What to work on - Repeat what the lines below say, word for word, and skip every image.
········
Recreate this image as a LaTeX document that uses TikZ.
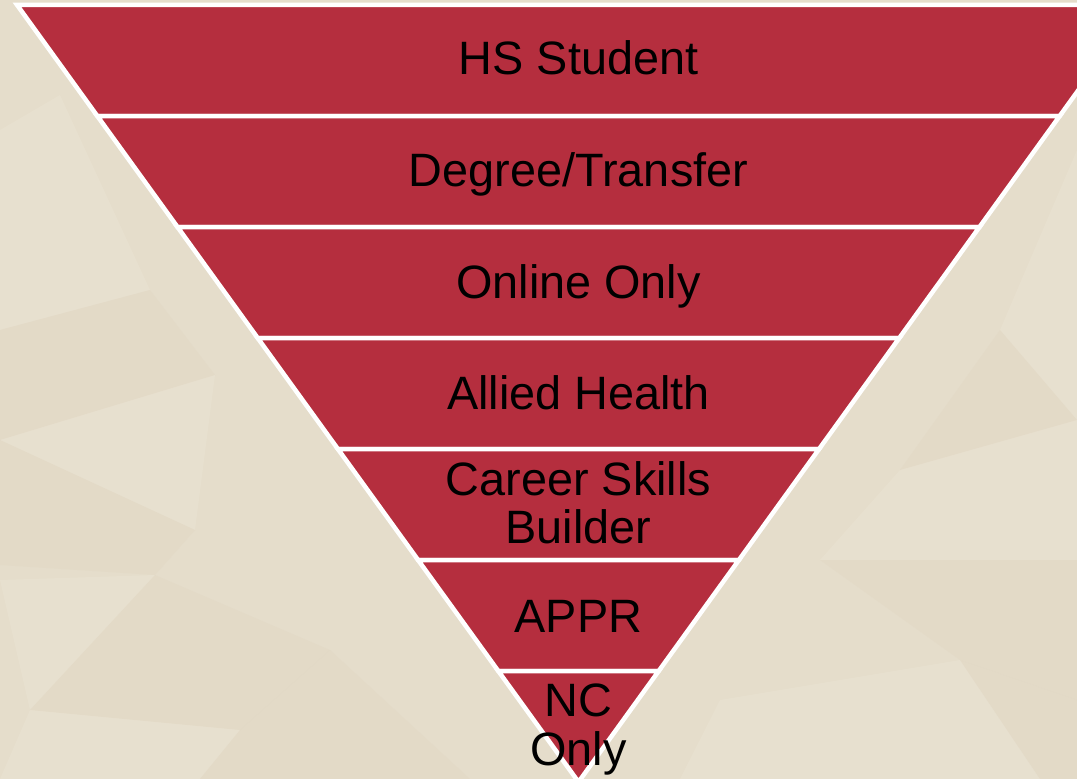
\documentclass[tikz,border=0pt]{standalone}
\usepackage{fontspec}
\setmainfont{Liberation Sans}
\definecolor{bandred}{RGB}{181,46,62}
\definecolor{bgbase}{RGB}{229,221,203}
\definecolor{facetlt}{RGB}{236,229,213}
\definecolor{facetdk}{RGB}{224,213,193}
\begin{document}
\begin{tikzpicture}[x=1bp,y=-1bp,
  band/.style={fill=bandred,draw=white,line width=4.5bp,line join=miter},
  lbl/.style={font=\fontsize{47}{49}\selectfont,text=black,align=center,inner sep=0pt},
  lightfacet/.style={fill=facetlt,fill opacity=0.4},
  darkfacet/.style={fill=facetdk,fill opacity=0.35}]
\useasboundingbox (0,0) rectangle (1077,779);
\begin{scope}
\clip (0,0) rectangle (1077,779);
\fill[bgbase] (0,0) rectangle (1077,779);
% faint facets of the background
\path[lightfacet] (0,130) -- (60,95) -- (150,290) -- (0,330) -- cycle;
\path[darkfacet] (0,330) -- (150,290) -- (215,375) -- (0,440) -- cycle;
\path[lightfacet] (0,440) -- (215,375) -- (195,530) -- cycle;
\path[darkfacet] (0,440) -- (195,530) -- (155,575) -- (0,565) -- cycle;
\path[lightfacet] (0,580) -- (155,575) -- (30,710) -- cycle;
\path[darkfacet] (155,575) -- (330,650) -- (240,730) -- (30,710) -- cycle;
\path[lightfacet] (0,779) -- (30,710) -- (240,730) -- (200,779) -- cycle;
\path[darkfacet] (330,650) -- (470,779) -- (200,779) -- (240,730) -- cycle;
\path[lightfacet] (1077,150) -- (1000,330) -- (1077,420) -- cycle;
\path[darkfacet] (1000,330) -- (900,470) -- (1077,420) -- cycle;
\path[lightfacet] (900,470) -- (1077,420) -- (1077,560) -- (820,560) -- cycle;
\path[darkfacet] (820,560) -- (1077,560) -- (1077,700) -- (960,660) -- cycle;
\path[lightfacet] (720,700) -- (960,660) -- (1040,779) -- (680,779) -- cycle;
\path[darkfacet] (960,660) -- (1077,700) -- (1077,779) -- (1040,779) -- cycle;
% bands of the inverted triangle
\foreach \i in {0,...,6}{
  \pgfmathsetmacro\ya{5+111*\i}
  \pgfmathsetmacro\yb{5+111*(\i+1)}
  \pgfmathsetmacro\la{578.5-0.7225*(782-\ya)}
  \pgfmathsetmacro\ra{578.5+0.7225*(782-\ya)}
  \pgfmathsetmacro\lb{578.5-0.7225*(782-\yb)}
  \pgfmathsetmacro\rb{578.5+0.7225*(782-\yb)}
  \path[band] (\la,\ya) -- (\ra,\ya) -- (\rb,\yb) -- (\lb,\yb) -- cycle;
}
\end{scope}
% labels
\node[lbl,anchor=base] (hs) at (578.5,75) {HS Student};
\node[lbl,anchor=base] (dt) at (578.5,186.5) {Degree/Transfer};
\node[lbl,anchor=base] (oo) at (578.5,298) {Online Only};
\node[lbl,anchor=base] (ah) at (578.5,409.5) {Allied Health};
\node[lbl,anchor=north] (csb) at (578.5,461) {Career Skills\\Builder};
\node[lbl,anchor=base] (appr) at (578.5,632.5) {APPR};
\node[lbl,anchor=north] (nc) at (578.5,683.5) {NC\\Only};
\end{tikzpicture}
\end{document}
········
Response to the exercise -
Recreate this image as a LaTeX document that uses TikZ.
\documentclass[tikz,border=0pt]{standalone}
\usepackage{fontspec}
\setmainfont{Liberation Sans}
\definecolor{bandred}{RGB}{181,46,62}
\definecolor{bgbase}{RGB}{229,221,203}
\definecolor{facetlt}{RGB}{236,229,213}
\definecolor{facetdk}{RGB}{224,213,193}
\begin{document}
\begin{tikzpicture}[x=1bp,y=-1bp,
  band/.style={fill=bandred,draw=white,line width=4.5bp,line join=miter},
  lbl/.style={font=\fontsize{47}{49}\selectfont,text=black,align=center,inner sep=0pt},
  lightfacet/.style={fill=facetlt,fill opacity=0.4},
  darkfacet/.style={fill=facetdk,fill opacity=0.35}]
\useasboundingbox (0,0) rectangle (1077,779);
\begin{scope}
\clip (0,0) rectangle (1077,779);
\fill[bgbase] (0,0) rectangle (1077,779);
% faint facets of the background
\path[lightfacet] (0,130) -- (60,95) -- (150,290) -- (0,330) -- cycle;
\path[darkfacet] (0,330) -- (150,290) -- (215,375) -- (0,440) -- cycle;
\path[lightfacet] (0,440) -- (215,375) -- (195,530) -- cycle;
\path[darkfacet] (0,440) -- (195,530) -- (155,575) -- (0,565) -- cycle;
\path[lightfacet] (0,580) -- (155,575) -- (30,710) -- cycle;
\path[darkfacet] (155,575) -- (330,650) -- (240,730) -- (30,710) -- cycle;
\path[lightfacet] (0,779) -- (30,710) -- (240,730) -- (200,779) -- cycle;
\path[darkfacet] (330,650) -- (470,779) -- (200,779) -- (240,730) -- cycle;
\path[lightfacet] (1077,150) -- (1000,330) -- (1077,420) -- cycle;
\path[darkfacet] (1000,330) -- (900,470) -- (1077,420) -- cycle;
\path[lightfacet] (900,470) -- (1077,420) -- (1077,560) -- (820,560) -- cycle;
\path[darkfacet] (820,560) -- (1077,560) -- (1077,700) -- (960,660) -- cycle;
\path[lightfacet] (720,700) -- (960,660) -- (1040,779) -- (680,779) -- cycle;
\path[darkfacet] (960,660) -- (1077,700) -- (1077,779) -- (1040,779) -- cycle;
% bands of the inverted triangle
\foreach \i in {0,...,6}{
  \pgfmathsetmacro\ya{5+111*\i}
  \pgfmathsetmacro\yb{5+111*(\i+1)}
  \pgfmathsetmacro\la{578.5-0.7225*(782-\ya)}
  \pgfmathsetmacro\ra{578.5+0.7225*(782-\ya)}
  \pgfmathsetmacro\lb{578.5-0.7225*(782-\yb)}
  \pgfmathsetmacro\rb{578.5+0.7225*(782-\yb)}
  \path[band] (\la,\ya) -- (\ra,\ya) -- (\rb,\yb) -- (\lb,\yb) -- cycle;
}
\end{scope}
% labels
\node[lbl,anchor=base] (hs) at (578.5,75) {HS Student};
\node[lbl,anchor=base] (dt) at (578.5,186.5) {Degree/Transfer};
\node[lbl,anchor=base] (oo) at (578.5,298) {Online Only};
\node[lbl,anchor=base] (ah) at (578.5,409.5) {Allied Health};
\node[lbl,anchor=north] (csb) at (578.5,461) {Career Skills\\Builder};
\node[lbl,anchor=base] (appr) at (578.5,632.5) {APPR};
\node[lbl,anchor=north] (nc) at (578.5,683.5) {NC\\Only};
\end{tikzpicture}
\end{document}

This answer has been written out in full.